Tasselled Anglerfish, Rhycherus filamentosus

Plate 123. The Two-Pronged Toad-fish, Chironectes bifurcatus (now known as the Tasselled Anglerfish, Rhycherus filamentosus) found in Brighton

Scientific illustration of a Tasselled Anglerfish. Colour proof b, lithographic ink on paper
PZ 123.5 – Lithographic colour proof - Tasselled Anglerfish, Chironectes bifurcatus McCoy, 1886, Arthur Bartholomew, Brighton shore

None of the other species described by Cuvier, the French Voyagers, Richardson, Count Castelnau, Dr. Bleeker, or Dr. Günther, resemble this species at all, and it is the only species of the genus I have as yet met with on our shores.

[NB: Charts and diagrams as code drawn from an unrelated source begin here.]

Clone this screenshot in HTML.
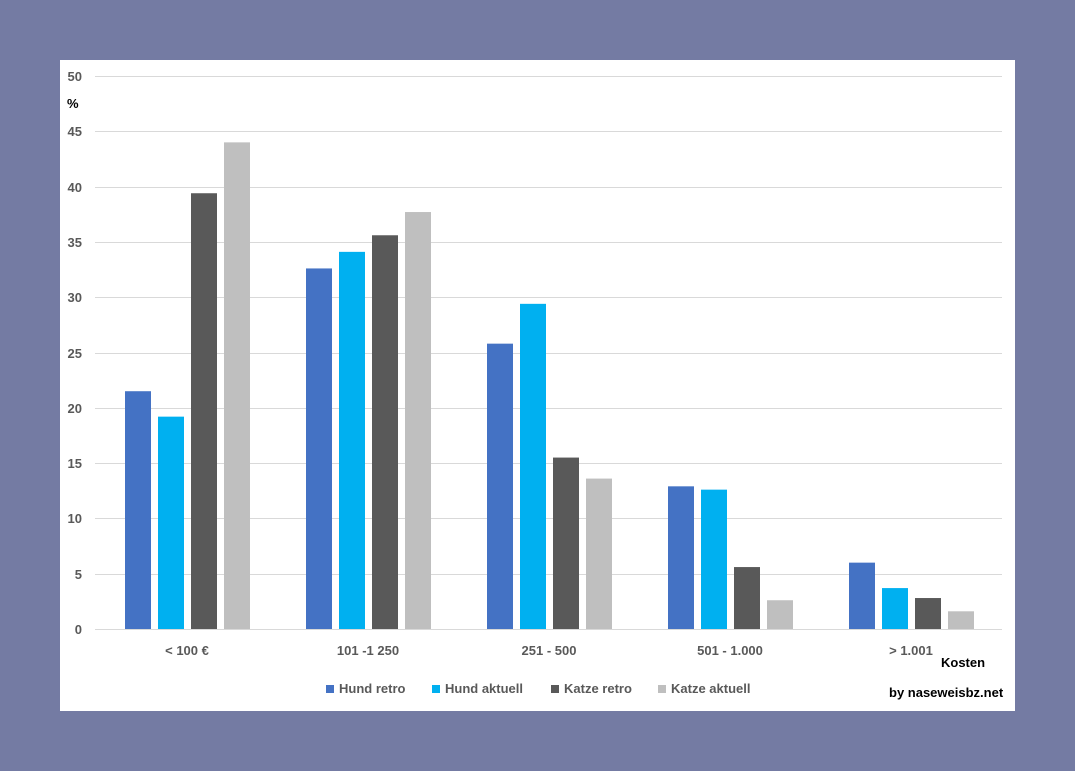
<!DOCTYPE html><html><head><style>body{margin:0;background:#747ba3}svg{display:block}text{font-family:"Liberation Sans",sans-serif;font-weight:bold;font-size:13px}</style></head><body>
<svg width="1075" height="771" xmlns="http://www.w3.org/2000/svg">
<rect width="1075" height="771" fill="#747ba3"/>
<rect x="60" y="60" width="955" height="651" fill="#fff"/>
<g stroke="#d9d9d9" stroke-width="1">
<line x1="95" x2="1002" y1="76.5" y2="76.5"/><line x1="95" x2="1002" y1="131.5" y2="131.5"/><line x1="95" x2="1002" y1="187.5" y2="187.5"/><line x1="95" x2="1002" y1="242.5" y2="242.5"/><line x1="95" x2="1002" y1="297.5" y2="297.5"/><line x1="95" x2="1002" y1="353.5" y2="353.5"/><line x1="95" x2="1002" y1="408.5" y2="408.5"/><line x1="95" x2="1002" y1="463.5" y2="463.5"/><line x1="95" x2="1002" y1="518.5" y2="518.5"/><line x1="95" x2="1002" y1="574.5" y2="574.5"/><line x1="95" x2="1002" y1="629.5" y2="629.5"/>
</g>
<g fill="#595959" text-anchor="end">
<text x="82" y="81">50</text><text x="82" y="136">45</text><text x="82" y="192">40</text><text x="82" y="247">35</text><text x="82" y="302">30</text><text x="82" y="358">25</text><text x="82" y="413">20</text><text x="82" y="468">15</text><text x="82" y="523">10</text><text x="82" y="579">5</text><text x="82" y="634">0</text>
</g>
<text x="67" y="108" fill="#000">%</text>
<g id="bars"></g>
<g fill="#595959" text-anchor="middle">
<text x="187" y="655">&lt; 100 €</text><text x="368" y="655">101 -1 250</text><text x="549" y="655">251 - 500</text><text x="730" y="655">501 - 1.000</text><text x="911" y="655">&gt; 1.001</text>
</g>
<text x="941" y="667" fill="#000">Kosten</text>
<text x="889" y="697" fill="#000">by naseweisbz.net</text>
<rect x="326" y="685" width="8" height="8" fill="#4472c4"/><text x="339" y="693" fill="#595959">Hund retro</text>
<rect x="432" y="685" width="8" height="8" fill="#00b0f0"/><text x="445" y="693" fill="#595959">Hund aktuell</text>
<rect x="551" y="685" width="8" height="8" fill="#595959"/><text x="564" y="693" fill="#595959">Katze retro</text>
<rect x="658" y="685" width="8" height="8" fill="#bfbfbf"/><text x="671" y="693" fill="#595959">Katze aktuell</text>
</svg>
<script>
var d=[[21.5,19.2,39.4,44.0],[32.6,34.1,35.6,37.7],[25.8,29.4,15.5,13.6],[12.9,12.6,5.6,2.6],[6.0,3.7,2.8,1.6]];
var c=["#4472c4","#00b0f0","#595959","#bfbfbf"],g=document.getElementById("bars"),s="";
d.forEach(function(r,i){r.forEach(function(v,j){var h=v*11.06,x=125+i*181+j*33;s+='<rect x="'+x+'" y="'+(629-h)+'" width="26" height="'+h+'" fill="'+c[j]+'"/>';});});
g.innerHTML=s;
</script>
</body></html>
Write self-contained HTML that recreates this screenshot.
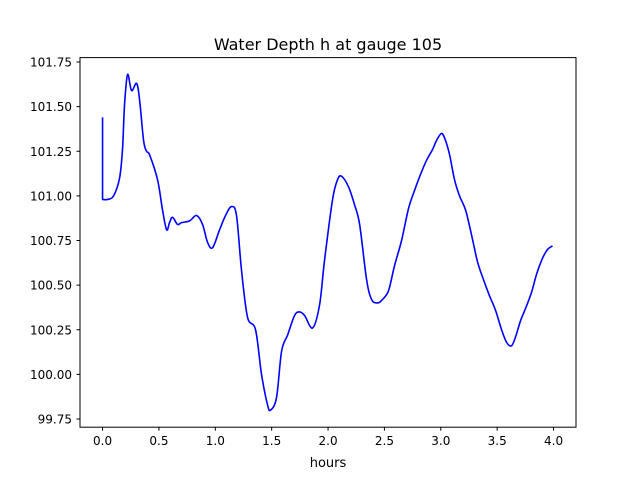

These beautiful and curious fish are found occasionally after strong south winds on the Brighton shore in summer in the shallow pools on the rocks. They are very soft and extensible, blowing themselves up like a balloon, as the Diodon does, when alarmed. The pedunculated pectoral and ventral fins look to the popular observer like fore feet or legs, and are used like them for moving amongst sea-weed, in which they crawl like toads; the very small gill aperture, opening on the arm-pit of the pectoral fins, keeping the gills moist for so long a time that they seem almost amphibious in the habit of moving about out of the water between the tides.

This species has not been figured before.